**INPUT:**
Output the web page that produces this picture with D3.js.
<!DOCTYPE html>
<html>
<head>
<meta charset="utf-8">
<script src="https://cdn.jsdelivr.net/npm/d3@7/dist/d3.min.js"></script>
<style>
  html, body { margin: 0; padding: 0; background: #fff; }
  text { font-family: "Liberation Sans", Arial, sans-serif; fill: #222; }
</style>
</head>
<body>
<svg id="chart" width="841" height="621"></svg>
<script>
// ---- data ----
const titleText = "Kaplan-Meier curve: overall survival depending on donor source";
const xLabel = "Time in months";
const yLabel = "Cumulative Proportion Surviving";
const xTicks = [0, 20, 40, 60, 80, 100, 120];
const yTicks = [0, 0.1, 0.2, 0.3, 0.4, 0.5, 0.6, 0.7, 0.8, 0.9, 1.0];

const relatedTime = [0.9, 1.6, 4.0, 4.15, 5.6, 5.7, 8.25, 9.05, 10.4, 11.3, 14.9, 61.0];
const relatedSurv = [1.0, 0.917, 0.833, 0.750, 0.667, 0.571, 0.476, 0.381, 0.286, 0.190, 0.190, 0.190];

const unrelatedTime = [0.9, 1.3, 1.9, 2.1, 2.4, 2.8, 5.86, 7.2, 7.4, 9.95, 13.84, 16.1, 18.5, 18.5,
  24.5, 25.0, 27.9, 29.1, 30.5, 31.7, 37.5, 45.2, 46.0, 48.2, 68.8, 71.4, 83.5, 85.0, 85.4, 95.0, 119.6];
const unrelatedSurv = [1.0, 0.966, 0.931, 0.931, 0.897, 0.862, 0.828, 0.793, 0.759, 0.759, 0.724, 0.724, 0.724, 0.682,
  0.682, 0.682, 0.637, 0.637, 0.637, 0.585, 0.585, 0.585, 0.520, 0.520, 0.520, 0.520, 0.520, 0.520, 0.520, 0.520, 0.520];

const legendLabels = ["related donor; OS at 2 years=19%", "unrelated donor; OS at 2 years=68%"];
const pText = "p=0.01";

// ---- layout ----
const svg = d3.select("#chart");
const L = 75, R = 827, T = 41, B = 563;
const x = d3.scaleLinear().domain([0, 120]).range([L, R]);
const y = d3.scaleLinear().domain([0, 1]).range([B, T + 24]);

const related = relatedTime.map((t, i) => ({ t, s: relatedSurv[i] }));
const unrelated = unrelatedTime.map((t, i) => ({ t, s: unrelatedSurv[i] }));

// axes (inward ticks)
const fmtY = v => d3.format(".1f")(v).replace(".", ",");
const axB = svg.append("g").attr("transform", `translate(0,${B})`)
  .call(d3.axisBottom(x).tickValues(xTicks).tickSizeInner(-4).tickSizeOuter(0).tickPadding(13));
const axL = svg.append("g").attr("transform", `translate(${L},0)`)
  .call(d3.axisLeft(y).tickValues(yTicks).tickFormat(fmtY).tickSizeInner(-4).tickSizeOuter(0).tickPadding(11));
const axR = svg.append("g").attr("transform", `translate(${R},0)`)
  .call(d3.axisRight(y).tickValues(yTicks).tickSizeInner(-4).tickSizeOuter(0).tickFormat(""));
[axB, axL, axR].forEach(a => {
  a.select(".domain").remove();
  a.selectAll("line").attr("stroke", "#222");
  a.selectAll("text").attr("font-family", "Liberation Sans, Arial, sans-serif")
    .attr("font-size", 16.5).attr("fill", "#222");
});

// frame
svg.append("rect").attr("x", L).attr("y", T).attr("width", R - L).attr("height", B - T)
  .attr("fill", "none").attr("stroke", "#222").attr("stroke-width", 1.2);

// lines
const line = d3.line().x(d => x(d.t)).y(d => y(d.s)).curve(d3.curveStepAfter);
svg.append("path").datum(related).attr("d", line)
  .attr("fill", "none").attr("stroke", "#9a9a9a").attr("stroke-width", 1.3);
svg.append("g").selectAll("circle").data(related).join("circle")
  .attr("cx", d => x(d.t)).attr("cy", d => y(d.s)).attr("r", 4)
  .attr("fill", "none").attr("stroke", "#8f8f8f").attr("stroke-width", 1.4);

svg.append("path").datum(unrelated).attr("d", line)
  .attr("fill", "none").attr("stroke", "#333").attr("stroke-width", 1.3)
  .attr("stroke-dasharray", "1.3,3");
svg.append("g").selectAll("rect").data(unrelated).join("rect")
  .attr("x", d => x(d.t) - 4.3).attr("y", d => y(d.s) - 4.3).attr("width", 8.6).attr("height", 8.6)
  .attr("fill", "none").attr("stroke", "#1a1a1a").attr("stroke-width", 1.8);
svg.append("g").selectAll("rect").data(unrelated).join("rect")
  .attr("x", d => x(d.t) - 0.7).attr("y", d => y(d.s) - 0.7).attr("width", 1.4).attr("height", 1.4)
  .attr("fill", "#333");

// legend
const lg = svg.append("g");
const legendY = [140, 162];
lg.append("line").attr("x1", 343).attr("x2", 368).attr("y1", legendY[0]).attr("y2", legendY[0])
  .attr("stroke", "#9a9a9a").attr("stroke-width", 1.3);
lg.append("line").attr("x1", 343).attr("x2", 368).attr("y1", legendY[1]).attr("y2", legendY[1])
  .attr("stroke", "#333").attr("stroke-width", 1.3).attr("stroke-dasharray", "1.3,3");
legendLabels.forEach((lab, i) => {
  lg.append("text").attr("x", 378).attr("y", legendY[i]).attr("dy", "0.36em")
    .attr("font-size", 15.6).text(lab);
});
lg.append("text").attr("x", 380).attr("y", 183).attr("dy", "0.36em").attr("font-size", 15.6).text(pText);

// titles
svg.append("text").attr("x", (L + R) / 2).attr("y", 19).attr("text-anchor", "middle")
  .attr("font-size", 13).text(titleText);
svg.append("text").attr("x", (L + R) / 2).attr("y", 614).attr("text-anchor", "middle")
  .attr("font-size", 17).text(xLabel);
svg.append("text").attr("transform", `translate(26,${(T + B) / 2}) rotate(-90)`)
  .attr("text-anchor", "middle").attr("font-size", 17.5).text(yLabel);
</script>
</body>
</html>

...

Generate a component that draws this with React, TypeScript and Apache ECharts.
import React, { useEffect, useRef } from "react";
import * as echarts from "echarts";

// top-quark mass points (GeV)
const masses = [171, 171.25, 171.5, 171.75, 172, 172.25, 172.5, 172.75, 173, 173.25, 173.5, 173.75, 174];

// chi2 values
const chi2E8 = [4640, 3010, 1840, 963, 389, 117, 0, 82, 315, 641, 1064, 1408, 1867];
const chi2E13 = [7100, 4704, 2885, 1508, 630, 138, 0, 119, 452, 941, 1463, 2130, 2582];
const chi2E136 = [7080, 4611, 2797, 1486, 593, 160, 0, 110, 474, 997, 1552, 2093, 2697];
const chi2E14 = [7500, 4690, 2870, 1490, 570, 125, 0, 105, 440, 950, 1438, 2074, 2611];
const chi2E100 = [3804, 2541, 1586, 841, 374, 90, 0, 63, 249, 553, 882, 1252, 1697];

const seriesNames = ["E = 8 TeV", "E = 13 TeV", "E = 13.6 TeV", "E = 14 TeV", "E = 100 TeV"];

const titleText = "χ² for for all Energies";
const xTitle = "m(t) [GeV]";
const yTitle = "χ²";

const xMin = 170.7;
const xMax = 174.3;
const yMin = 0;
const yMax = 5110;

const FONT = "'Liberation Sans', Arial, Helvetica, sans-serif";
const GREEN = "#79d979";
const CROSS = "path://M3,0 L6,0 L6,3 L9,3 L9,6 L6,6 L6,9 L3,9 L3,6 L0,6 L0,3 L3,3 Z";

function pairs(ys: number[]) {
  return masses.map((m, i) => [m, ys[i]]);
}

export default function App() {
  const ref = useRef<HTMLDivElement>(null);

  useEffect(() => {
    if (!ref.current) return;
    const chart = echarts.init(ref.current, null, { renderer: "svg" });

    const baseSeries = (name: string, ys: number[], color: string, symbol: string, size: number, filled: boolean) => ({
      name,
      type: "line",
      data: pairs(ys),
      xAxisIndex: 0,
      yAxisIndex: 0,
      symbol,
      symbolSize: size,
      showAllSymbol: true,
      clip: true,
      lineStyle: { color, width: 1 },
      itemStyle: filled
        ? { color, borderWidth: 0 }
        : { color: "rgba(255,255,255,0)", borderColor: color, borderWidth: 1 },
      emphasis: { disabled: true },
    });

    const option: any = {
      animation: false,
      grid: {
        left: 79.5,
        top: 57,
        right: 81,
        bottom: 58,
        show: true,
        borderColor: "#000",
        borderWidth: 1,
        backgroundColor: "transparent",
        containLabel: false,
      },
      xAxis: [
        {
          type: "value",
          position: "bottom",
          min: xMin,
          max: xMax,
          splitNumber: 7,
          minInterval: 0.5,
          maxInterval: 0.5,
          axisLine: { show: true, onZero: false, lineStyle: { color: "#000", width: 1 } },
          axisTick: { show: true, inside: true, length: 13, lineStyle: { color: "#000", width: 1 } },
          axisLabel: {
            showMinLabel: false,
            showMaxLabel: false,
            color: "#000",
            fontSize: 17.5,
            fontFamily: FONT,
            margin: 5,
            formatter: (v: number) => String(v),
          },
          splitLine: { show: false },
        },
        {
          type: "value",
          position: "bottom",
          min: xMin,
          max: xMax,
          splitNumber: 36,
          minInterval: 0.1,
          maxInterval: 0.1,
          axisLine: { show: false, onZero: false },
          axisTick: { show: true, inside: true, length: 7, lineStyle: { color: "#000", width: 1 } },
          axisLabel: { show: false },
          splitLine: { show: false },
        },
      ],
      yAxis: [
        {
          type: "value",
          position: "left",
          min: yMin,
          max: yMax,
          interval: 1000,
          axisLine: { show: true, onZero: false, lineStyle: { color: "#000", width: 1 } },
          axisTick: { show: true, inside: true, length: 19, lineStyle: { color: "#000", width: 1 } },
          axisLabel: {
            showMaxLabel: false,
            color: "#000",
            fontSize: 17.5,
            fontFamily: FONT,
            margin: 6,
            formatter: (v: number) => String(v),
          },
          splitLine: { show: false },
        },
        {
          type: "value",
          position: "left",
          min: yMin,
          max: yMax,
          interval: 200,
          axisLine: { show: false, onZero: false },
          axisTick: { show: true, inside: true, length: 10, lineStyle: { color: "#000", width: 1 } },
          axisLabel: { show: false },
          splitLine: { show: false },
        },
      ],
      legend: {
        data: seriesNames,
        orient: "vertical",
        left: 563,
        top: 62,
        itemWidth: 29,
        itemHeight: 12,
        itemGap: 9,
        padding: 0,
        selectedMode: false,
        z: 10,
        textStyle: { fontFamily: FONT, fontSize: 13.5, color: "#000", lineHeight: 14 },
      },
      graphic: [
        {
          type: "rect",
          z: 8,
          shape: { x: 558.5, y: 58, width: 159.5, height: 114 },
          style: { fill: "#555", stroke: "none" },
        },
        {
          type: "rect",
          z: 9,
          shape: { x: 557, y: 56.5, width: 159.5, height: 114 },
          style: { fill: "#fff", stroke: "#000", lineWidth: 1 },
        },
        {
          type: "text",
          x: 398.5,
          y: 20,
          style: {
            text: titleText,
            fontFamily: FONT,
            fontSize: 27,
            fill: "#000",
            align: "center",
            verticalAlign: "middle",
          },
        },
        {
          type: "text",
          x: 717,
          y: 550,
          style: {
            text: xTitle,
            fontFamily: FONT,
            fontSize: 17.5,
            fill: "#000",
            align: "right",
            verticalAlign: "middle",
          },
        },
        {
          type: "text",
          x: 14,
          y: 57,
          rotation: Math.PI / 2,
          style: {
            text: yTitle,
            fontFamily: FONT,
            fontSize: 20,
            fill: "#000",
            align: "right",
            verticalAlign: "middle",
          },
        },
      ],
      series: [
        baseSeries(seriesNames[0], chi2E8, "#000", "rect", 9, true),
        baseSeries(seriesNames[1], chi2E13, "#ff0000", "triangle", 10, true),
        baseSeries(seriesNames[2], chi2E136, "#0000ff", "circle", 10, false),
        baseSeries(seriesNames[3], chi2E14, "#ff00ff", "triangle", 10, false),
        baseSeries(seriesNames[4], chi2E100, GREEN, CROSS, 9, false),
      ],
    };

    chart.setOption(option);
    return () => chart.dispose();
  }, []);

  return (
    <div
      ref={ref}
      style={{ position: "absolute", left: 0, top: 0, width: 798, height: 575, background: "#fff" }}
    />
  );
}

* * *

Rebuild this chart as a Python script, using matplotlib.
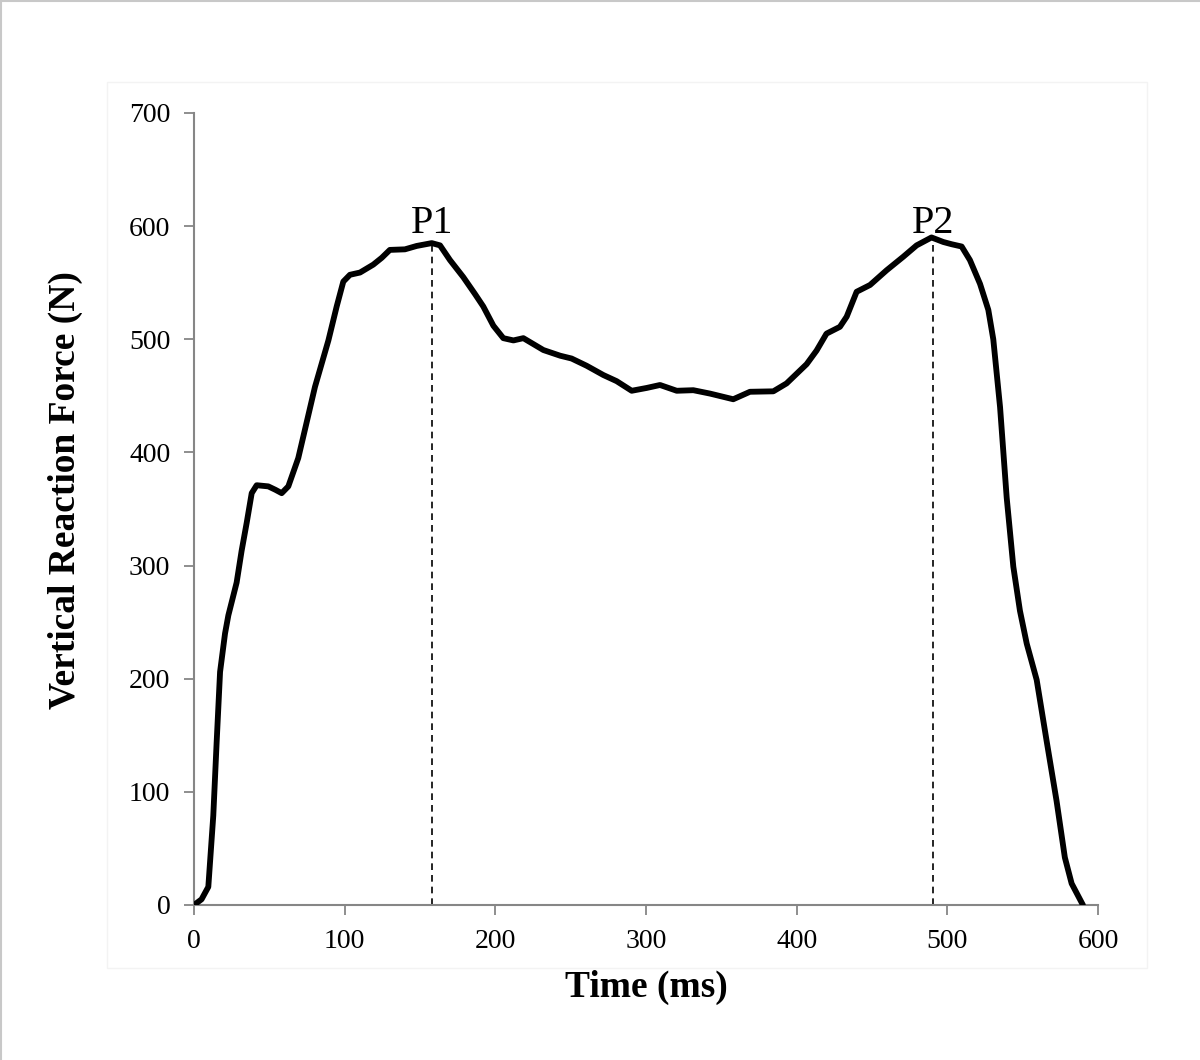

**TASK BRIEF:** Determine the number of lines where the string "picture" occurs, and give that number only.

**PROBLEM SOLUTION:** 1